The figure was revealed during a grilling of the state broadcaster's chief executive, Ian Fraser, by Parliament's finance and expenditure select committee yesterday.
NZ First leader Winston Peters asked Mr Fraser how TVNZ justified paying Holmes twice the average annual wage a month to sit at home planning a show for a competitor.
Mr Fraser said TVNZ had been "contractually obliged" to pay.
He also claimed Prime was hatching a campaign to suggest TVNZ had been commercially negligent in letting the veteran broadcaster go.
TVNZ chairman Craig Boyce also defended the contract, saying it was standard practice in the commercial world and was termed "garden leave".
A public spat between Mr Fraser, head of news Bill Ralston and Holmes, 54, was played out in the media this month when Holmes announced he was leaving to host a current affairs show on Prime from the start of next year.

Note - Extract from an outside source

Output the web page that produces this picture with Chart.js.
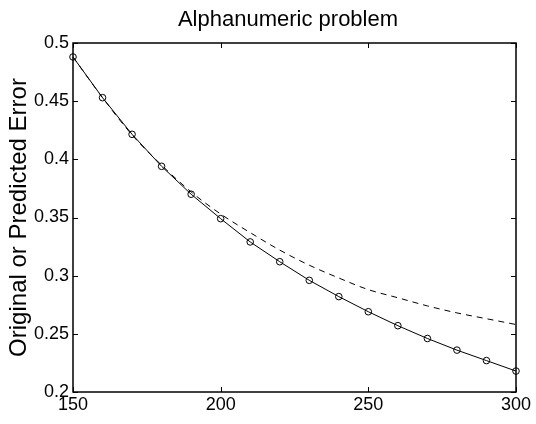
<!DOCTYPE html>
<html>
<head>
<meta charset="utf-8">
<script src="https://cdn.jsdelivr.net/npm/chart.js@4/dist/chart.umd.min.js"></script>
<style>
  html, body { margin: 0; padding: 0; background: #fff; }
  canvas { display: block; }
</style>
</head>
<body>
<canvas id="c" width="536" height="424"></canvas>
<script>
// ---- Data ----
const xValues = [150, 160, 170, 180, 190, 200, 210, 220, 230, 240, 250, 260, 270, 280, 290, 300];
const originalError = [0.488, 0.453, 0.4215, 0.394, 0.370, 0.349, 0.329, 0.312, 0.296, 0.282, 0.269, 0.257, 0.246, 0.236, 0.227, 0.218];
const predictedError = [0.488, 0.453, 0.421, 0.395, 0.372, 0.353, 0.337, 0.322, 0.309, 0.298, 0.288, 0.281, 0.274, 0.268, 0.263, 0.258];
const xTicks = [150, 200, 250, 300];
const yTicks = [0.2, 0.25, 0.3, 0.35, 0.4, 0.45, 0.5];
const titleText = 'Alphanumeric problem';
const yTitleText = 'Original or Predicted Error';

const FONT = "'Liberation Sans', Arial, Helvetica, sans-serif";

const toPoints = (xs, ys) => xs.map((x, i) => ({ x: x, y: ys[i] }));

// Frame around the plot with inward ticks on all four sides (MATLAB style)
const framePlugin = {
  id: 'frame',
  afterLayout(chart) {
    const t = chart.titleBlock;
    if (t) {
      const a = chart.chartArea;
      t.left = a.left - 13;
      t.right = a.right;
    }
  },
  afterDatasetsDraw(chart) {
    const { ctx, chartArea: a, scales } = chart;
    const tl = 5;
    ctx.save();
    ctx.strokeStyle = '#000';
    ctx.lineWidth = 1;
    ctx.beginPath();
    xTicks.forEach(v => {
      const px = Math.round(scales.x.getPixelForValue(v)) + 0.5;
      ctx.moveTo(px, a.bottom); ctx.lineTo(px, a.bottom - tl);
      ctx.moveTo(px, a.top); ctx.lineTo(px, a.top + tl);
    });
    yTicks.forEach(v => {
      const py = Math.round(scales.y.getPixelForValue(v)) + 0.5;
      ctx.moveTo(a.left, py); ctx.lineTo(a.left + tl, py);
      ctx.moveTo(a.right, py); ctx.lineTo(a.right - tl, py);
    });
    ctx.stroke();
    ctx.lineWidth = 1.5;
    ctx.strokeRect(a.left, a.top, a.right - a.left, a.bottom - a.top);
    ctx.restore();
  }
};

new Chart(document.getElementById('c'), {
  type: 'line',
  data: {
    datasets: [
      {
        label: 'Predicted',
        data: toPoints(xValues, predictedError),
        borderColor: '#000',
        borderWidth: 1,
        borderDash: [6, 5],
        pointRadius: 0,
        fill: false,
        cubicInterpolationMode: 'monotone',
        clip: false
      },
      {
        label: 'Original',
        data: toPoints(xValues, originalError),
        borderColor: '#000',
        borderWidth: 1,
        pointRadius: 3.3,
        pointBorderWidth: 1,
        pointBorderColor: '#000',
        pointBackgroundColor: 'rgba(0,0,0,0)',
        pointStyle: 'circle',
        fill: false,
        tension: 0,
        clip: false
      }
    ]
  },
  options: {
    responsive: false,
    animation: false,
    devicePixelRatio: 1,
    layout: { padding: { left: 0, right: 20, top: 0, bottom: 0 } },
    plugins: {
      legend: { display: false },
      tooltip: { enabled: false },
      title: {
        display: true,
        text: titleText,
        color: '#000',
        font: { family: FONT, size: 22, weight: 'normal' },
        padding: { top: 7, bottom: 9.6 }
      }
    },
    scales: {
      x: {
        type: 'linear',
        min: 150,
        max: 300,
        afterBuildTicks: s => { s.ticks = xTicks.map(v => ({ value: v })); },
        afterFit: s => { s.height = 32; },
        grid: { display: false, drawTicks: false },
        border: { display: false },
        ticks: {
          color: '#000',
          font: { family: FONT, size: 18 },
          padding: 2,
          maxRotation: 0,
          callback: v => String(v)
        }
      },
      y: {
        type: 'linear',
        min: 0.2,
        max: 0.5,
        afterBuildTicks: s => { s.ticks = yTicks.map(v => ({ value: v })); },
        afterFit: s => { s.width = 73; },
        grid: { display: false, drawTicks: false },
        border: { display: false },
        title: {
          display: true,
          text: yTitleText,
          color: '#000',
          font: { family: FONT, size: 24, weight: 'normal' },
          padding: { top: 5, bottom: 0 }
        },
        ticks: {
          color: '#000',
          font: { family: FONT, size: 18 },
          padding: 4,
          callback: v => String(parseFloat(Number(v).toFixed(2)))
        }
      }
    }
  },
  plugins: [framePlugin]
});
</script>
</body>
</html>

Mr Fraser said yesterday that he had no regrets about the handling of Holmes' departure, and denied the issue ever got out of hand.
He said TVNZ had been re-negotiating Holmes' contract for next year, but TVNZ had been unable to accept the terms he had sought.
Holmes' contract meant TVNZ was legally obliged to pay him until the end of the year.
"We are legally obliged to do that, and at $60,000 or whatever it is, a month, that would buy a helluva lot of gold watches."
Holmes was TVNZ's highest-paid earner, receiving between $730,000 and $740,000 a year.
Under questioning from National MP Katherine Rich about the way TVNZ farewelled Holmes, Mr Fraser said people had to get their heads around the fact that Holmes had not retired.
"This man, in an industry which is extraordinarily competitive, is moving to a competitor."
* Claims that a TVNZ manager was dismissed from television production company South Pacific Pictures after allegations of financial mismanagement had no substance, Mr Fraser told the committee.
Act MP Deborah Coddington had made the claim about the head of commissioning and production Tony Holden.
Mr Fraser said TVNZ knew there had been a dispute over "money and content rights" between Mr Holden and the company, but it had been rapidly settled.
Mr Fraser said TVNZ had a robust recruitment process for checking prospective employees, and an enormous amount of checking had been done on Mr Holden.
"No one was charged, there was no conviction for any crime."